*Source excerpt:*
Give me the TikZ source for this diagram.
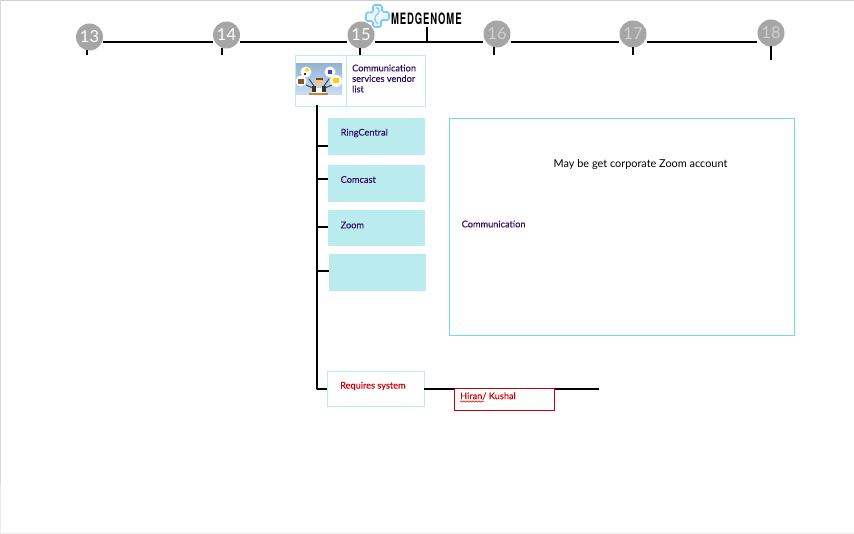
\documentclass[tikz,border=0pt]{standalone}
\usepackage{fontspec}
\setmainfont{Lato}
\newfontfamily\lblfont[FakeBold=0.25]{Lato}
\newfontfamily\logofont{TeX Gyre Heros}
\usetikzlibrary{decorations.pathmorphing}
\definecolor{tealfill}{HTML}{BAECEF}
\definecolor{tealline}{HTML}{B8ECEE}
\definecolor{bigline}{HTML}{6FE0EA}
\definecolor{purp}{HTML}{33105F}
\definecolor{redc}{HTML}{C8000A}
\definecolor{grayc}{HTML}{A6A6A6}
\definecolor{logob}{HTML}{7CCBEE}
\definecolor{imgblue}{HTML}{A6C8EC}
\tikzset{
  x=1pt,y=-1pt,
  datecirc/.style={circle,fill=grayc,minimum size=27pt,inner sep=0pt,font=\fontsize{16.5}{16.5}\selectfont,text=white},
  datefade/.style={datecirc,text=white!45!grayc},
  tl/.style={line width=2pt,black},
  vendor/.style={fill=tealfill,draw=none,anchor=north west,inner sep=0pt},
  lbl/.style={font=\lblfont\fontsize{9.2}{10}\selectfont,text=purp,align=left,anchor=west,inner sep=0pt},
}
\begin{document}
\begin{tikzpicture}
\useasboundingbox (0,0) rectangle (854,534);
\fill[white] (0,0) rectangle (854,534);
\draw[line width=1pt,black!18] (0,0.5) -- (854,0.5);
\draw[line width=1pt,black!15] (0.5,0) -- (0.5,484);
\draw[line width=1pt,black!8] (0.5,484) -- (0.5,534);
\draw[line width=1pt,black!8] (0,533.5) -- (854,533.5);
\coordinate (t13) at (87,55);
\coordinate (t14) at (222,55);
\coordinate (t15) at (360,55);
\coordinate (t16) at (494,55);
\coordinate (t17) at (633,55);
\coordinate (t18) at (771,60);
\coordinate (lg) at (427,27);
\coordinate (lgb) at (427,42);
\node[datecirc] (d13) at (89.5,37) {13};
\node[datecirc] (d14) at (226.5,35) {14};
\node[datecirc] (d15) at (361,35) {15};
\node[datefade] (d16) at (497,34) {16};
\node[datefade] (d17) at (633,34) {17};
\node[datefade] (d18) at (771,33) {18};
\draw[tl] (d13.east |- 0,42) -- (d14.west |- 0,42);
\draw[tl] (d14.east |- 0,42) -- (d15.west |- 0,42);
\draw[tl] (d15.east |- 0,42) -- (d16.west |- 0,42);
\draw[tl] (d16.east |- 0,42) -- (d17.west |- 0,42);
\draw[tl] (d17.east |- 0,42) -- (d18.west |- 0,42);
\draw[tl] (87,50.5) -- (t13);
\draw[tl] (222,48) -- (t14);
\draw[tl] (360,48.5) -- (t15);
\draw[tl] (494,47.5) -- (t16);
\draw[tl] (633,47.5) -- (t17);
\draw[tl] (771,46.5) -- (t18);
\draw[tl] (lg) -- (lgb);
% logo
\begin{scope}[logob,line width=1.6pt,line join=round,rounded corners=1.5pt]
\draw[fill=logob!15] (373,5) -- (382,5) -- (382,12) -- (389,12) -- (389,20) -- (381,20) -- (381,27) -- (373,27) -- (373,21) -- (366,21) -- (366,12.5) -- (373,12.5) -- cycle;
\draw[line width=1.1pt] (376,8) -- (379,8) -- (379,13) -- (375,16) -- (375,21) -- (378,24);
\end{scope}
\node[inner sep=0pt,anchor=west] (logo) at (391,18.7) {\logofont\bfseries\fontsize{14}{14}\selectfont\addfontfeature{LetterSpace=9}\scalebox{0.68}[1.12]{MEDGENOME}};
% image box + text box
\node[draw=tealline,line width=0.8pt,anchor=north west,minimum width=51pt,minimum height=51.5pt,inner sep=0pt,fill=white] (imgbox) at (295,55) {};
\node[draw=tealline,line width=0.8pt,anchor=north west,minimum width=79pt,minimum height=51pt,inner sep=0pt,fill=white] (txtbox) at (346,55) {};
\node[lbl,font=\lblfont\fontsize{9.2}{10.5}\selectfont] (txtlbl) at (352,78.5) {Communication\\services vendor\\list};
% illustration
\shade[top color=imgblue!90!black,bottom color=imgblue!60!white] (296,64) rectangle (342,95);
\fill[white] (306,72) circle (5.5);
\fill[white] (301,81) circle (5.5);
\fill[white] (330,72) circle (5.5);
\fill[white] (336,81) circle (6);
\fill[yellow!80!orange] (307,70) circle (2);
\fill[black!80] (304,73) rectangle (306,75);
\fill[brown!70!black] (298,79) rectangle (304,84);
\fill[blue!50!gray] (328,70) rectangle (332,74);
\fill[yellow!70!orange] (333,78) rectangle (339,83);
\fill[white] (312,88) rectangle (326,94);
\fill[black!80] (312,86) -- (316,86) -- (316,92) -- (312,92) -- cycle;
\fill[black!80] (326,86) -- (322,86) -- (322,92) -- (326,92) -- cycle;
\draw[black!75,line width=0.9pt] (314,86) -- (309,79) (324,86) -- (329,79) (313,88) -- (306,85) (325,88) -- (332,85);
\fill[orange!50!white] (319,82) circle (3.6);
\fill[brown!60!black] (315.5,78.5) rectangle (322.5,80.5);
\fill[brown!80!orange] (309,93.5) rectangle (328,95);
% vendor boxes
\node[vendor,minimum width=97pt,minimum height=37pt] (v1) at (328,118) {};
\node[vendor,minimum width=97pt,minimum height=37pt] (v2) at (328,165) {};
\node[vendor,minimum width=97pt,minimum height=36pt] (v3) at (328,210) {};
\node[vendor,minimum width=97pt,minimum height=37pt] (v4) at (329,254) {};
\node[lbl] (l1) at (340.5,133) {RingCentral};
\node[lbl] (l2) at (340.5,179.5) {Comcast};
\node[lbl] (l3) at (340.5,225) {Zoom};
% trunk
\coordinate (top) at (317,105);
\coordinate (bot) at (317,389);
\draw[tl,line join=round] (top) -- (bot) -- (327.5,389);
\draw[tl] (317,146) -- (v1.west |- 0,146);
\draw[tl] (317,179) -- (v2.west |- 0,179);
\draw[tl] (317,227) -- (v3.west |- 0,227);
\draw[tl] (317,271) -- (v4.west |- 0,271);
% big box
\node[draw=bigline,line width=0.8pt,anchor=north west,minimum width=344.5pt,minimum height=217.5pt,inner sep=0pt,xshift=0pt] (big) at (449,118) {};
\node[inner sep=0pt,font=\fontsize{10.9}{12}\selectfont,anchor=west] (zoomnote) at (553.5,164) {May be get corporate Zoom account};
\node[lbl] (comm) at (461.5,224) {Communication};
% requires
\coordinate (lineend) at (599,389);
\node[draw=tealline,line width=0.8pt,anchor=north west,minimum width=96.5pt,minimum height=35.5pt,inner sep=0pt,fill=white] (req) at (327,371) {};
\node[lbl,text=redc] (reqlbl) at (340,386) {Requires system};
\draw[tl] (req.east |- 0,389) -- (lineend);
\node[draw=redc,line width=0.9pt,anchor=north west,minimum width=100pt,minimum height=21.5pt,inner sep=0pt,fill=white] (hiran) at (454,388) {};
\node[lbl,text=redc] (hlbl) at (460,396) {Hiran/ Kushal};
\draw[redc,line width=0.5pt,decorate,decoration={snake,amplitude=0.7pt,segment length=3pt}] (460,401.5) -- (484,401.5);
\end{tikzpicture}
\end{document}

*Given instruction:* Reproduce each line exactly, please, except for any pictures.

*Correct response:*
Give me the TikZ source for this diagram.
\documentclass[tikz,border=0pt]{standalone}
\usepackage{fontspec}
\setmainfont{Lato}
\newfontfamily\lblfont[FakeBold=0.25]{Lato}
\newfontfamily\logofont{TeX Gyre Heros}
\usetikzlibrary{decorations.pathmorphing}
\definecolor{tealfill}{HTML}{BAECEF}
\definecolor{tealline}{HTML}{B8ECEE}
\definecolor{bigline}{HTML}{6FE0EA}
\definecolor{purp}{HTML}{33105F}
\definecolor{redc}{HTML}{C8000A}
\definecolor{grayc}{HTML}{A6A6A6}
\definecolor{logob}{HTML}{7CCBEE}
\definecolor{imgblue}{HTML}{A6C8EC}
\tikzset{
  x=1pt,y=-1pt,
  datecirc/.style={circle,fill=grayc,minimum size=27pt,inner sep=0pt,font=\fontsize{16.5}{16.5}\selectfont,text=white},
  datefade/.style={datecirc,text=white!45!grayc},
  tl/.style={line width=2pt,black},
  vendor/.style={fill=tealfill,draw=none,anchor=north west,inner sep=0pt},
  lbl/.style={font=\lblfont\fontsize{9.2}{10}\selectfont,text=purp,align=left,anchor=west,inner sep=0pt},
}
\begin{document}
\begin{tikzpicture}
\useasboundingbox (0,0) rectangle (854,534);
\fill[white] (0,0) rectangle (854,534);
\draw[line width=1pt,black!18] (0,0.5) -- (854,0.5);
\draw[line width=1pt,black!15] (0.5,0) -- (0.5,484);
\draw[line width=1pt,black!8] (0.5,484) -- (0.5,534);
\draw[line width=1pt,black!8] (0,533.5) -- (854,533.5);
\coordinate (t13) at (87,55);
\coordinate (t14) at (222,55);
\coordinate (t15) at (360,55);
\coordinate (t16) at (494,55);
\coordinate (t17) at (633,55);
\coordinate (t18) at (771,60);
\coordinate (lg) at (427,27);
\coordinate (lgb) at (427,42);
\node[datecirc] (d13) at (89.5,37) {13};
\node[datecirc] (d14) at (226.5,35) {14};
\node[datecirc] (d15) at (361,35) {15};
\node[datefade] (d16) at (497,34) {16};
\node[datefade] (d17) at (633,34) {17};
\node[datefade] (d18) at (771,33) {18};
\draw[tl] (d13.east |- 0,42) -- (d14.west |- 0,42);
\draw[tl] (d14.east |- 0,42) -- (d15.west |- 0,42);
\draw[tl] (d15.east |- 0,42) -- (d16.west |- 0,42);
\draw[tl] (d16.east |- 0,42) -- (d17.west |- 0,42);
\draw[tl] (d17.east |- 0,42) -- (d18.west |- 0,42);
\draw[tl] (87,50.5) -- (t13);
\draw[tl] (222,48) -- (t14);
\draw[tl] (360,48.5) -- (t15);
\draw[tl] (494,47.5) -- (t16);
\draw[tl] (633,47.5) -- (t17);
\draw[tl] (771,46.5) -- (t18);
\draw[tl] (lg) -- (lgb);
% logo
\begin{scope}[logob,line width=1.6pt,line join=round,rounded corners=1.5pt]
\draw[fill=logob!15] (373,5) -- (382,5) -- (382,12) -- (389,12) -- (389,20) -- (381,20) -- (381,27) -- (373,27) -- (373,21) -- (366,21) -- (366,12.5) -- (373,12.5) -- cycle;
\draw[line width=1.1pt] (376,8) -- (379,8) -- (379,13) -- (375,16) -- (375,21) -- (378,24);
\end{scope}
\node[inner sep=0pt,anchor=west] (logo) at (391,18.7) {\logofont\bfseries\fontsize{14}{14}\selectfont\addfontfeature{LetterSpace=9}\scalebox{0.68}[1.12]{MEDGENOME}};
% image box + text box
\node[draw=tealline,line width=0.8pt,anchor=north west,minimum width=51pt,minimum height=51.5pt,inner sep=0pt,fill=white] (imgbox) at (295,55) {};
\node[draw=tealline,line width=0.8pt,anchor=north west,minimum width=79pt,minimum height=51pt,inner sep=0pt,fill=white] (txtbox) at (346,55) {};
\node[lbl,font=\lblfont\fontsize{9.2}{10.5}\selectfont] (txtlbl) at (352,78.5) {Communication\\services vendor\\list};
% illustration
\shade[top color=imgblue!90!black,bottom color=imgblue!60!white] (296,64) rectangle (342,95);
\fill[white] (306,72) circle (5.5);
\fill[white] (301,81) circle (5.5);
\fill[white] (330,72) circle (5.5);
\fill[white] (336,81) circle (6);
\fill[yellow!80!orange] (307,70) circle (2);
\fill[black!80] (304,73) rectangle (306,75);
\fill[brown!70!black] (298,79) rectangle (304,84);
\fill[blue!50!gray] (328,70) rectangle (332,74);
\fill[yellow!70!orange] (333,78) rectangle (339,83);
\fill[white] (312,88) rectangle (326,94);
\fill[black!80] (312,86) -- (316,86) -- (316,92) -- (312,92) -- cycle;
\fill[black!80] (326,86) -- (322,86) -- (322,92) -- (326,92) -- cycle;
\draw[black!75,line width=0.9pt] (314,86) -- (309,79) (324,86) -- (329,79) (313,88) -- (306,85) (325,88) -- (332,85);
\fill[orange!50!white] (319,82) circle (3.6);
\fill[brown!60!black] (315.5,78.5) rectangle (322.5,80.5);
\fill[brown!80!orange] (309,93.5) rectangle (328,95);
% vendor boxes
\node[vendor,minimum width=97pt,minimum height=37pt] (v1) at (328,118) {};
\node[vendor,minimum width=97pt,minimum height=37pt] (v2) at (328,165) {};
\node[vendor,minimum width=97pt,minimum height=36pt] (v3) at (328,210) {};
\node[vendor,minimum width=97pt,minimum height=37pt] (v4) at (329,254) {};
\node[lbl] (l1) at (340.5,133) {RingCentral};
\node[lbl] (l2) at (340.5,179.5) {Comcast};
\node[lbl] (l3) at (340.5,225) {Zoom};
% trunk
\coordinate (top) at (317,105);
\coordinate (bot) at (317,389);
\draw[tl,line join=round] (top) -- (bot) -- (327.5,389);
\draw[tl] (317,146) -- (v1.west |- 0,146);
\draw[tl] (317,179) -- (v2.west |- 0,179);
\draw[tl] (317,227) -- (v3.west |- 0,227);
\draw[tl] (317,271) -- (v4.west |- 0,271);
% big box
\node[draw=bigline,line width=0.8pt,anchor=north west,minimum width=344.5pt,minimum height=217.5pt,inner sep=0pt,xshift=0pt] (big) at (449,118) {};
\node[inner sep=0pt,font=\fontsize{10.9}{12}\selectfont,anchor=west] (zoomnote) at (553.5,164) {May be get corporate Zoom account};
\node[lbl] (comm) at (461.5,224) {Communication};
% requires
\coordinate (lineend) at (599,389);
\node[draw=tealline,line width=0.8pt,anchor=north west,minimum width=96.5pt,minimum height=35.5pt,inner sep=0pt,fill=white] (req) at (327,371) {};
\node[lbl,text=redc] (reqlbl) at (340,386) {Requires system};
\draw[tl] (req.east |- 0,389) -- (lineend);
\node[draw=redc,line width=0.9pt,anchor=north west,minimum width=100pt,minimum height=21.5pt,inner sep=0pt,fill=white] (hiran) at (454,388) {};
\node[lbl,text=redc] (hlbl) at (460,396) {Hiran/ Kushal};
\draw[redc,line width=0.5pt,decorate,decoration={snake,amplitude=0.7pt,segment length=3pt}] (460,401.5) -- (484,401.5);
\end{tikzpicture}
\end{document}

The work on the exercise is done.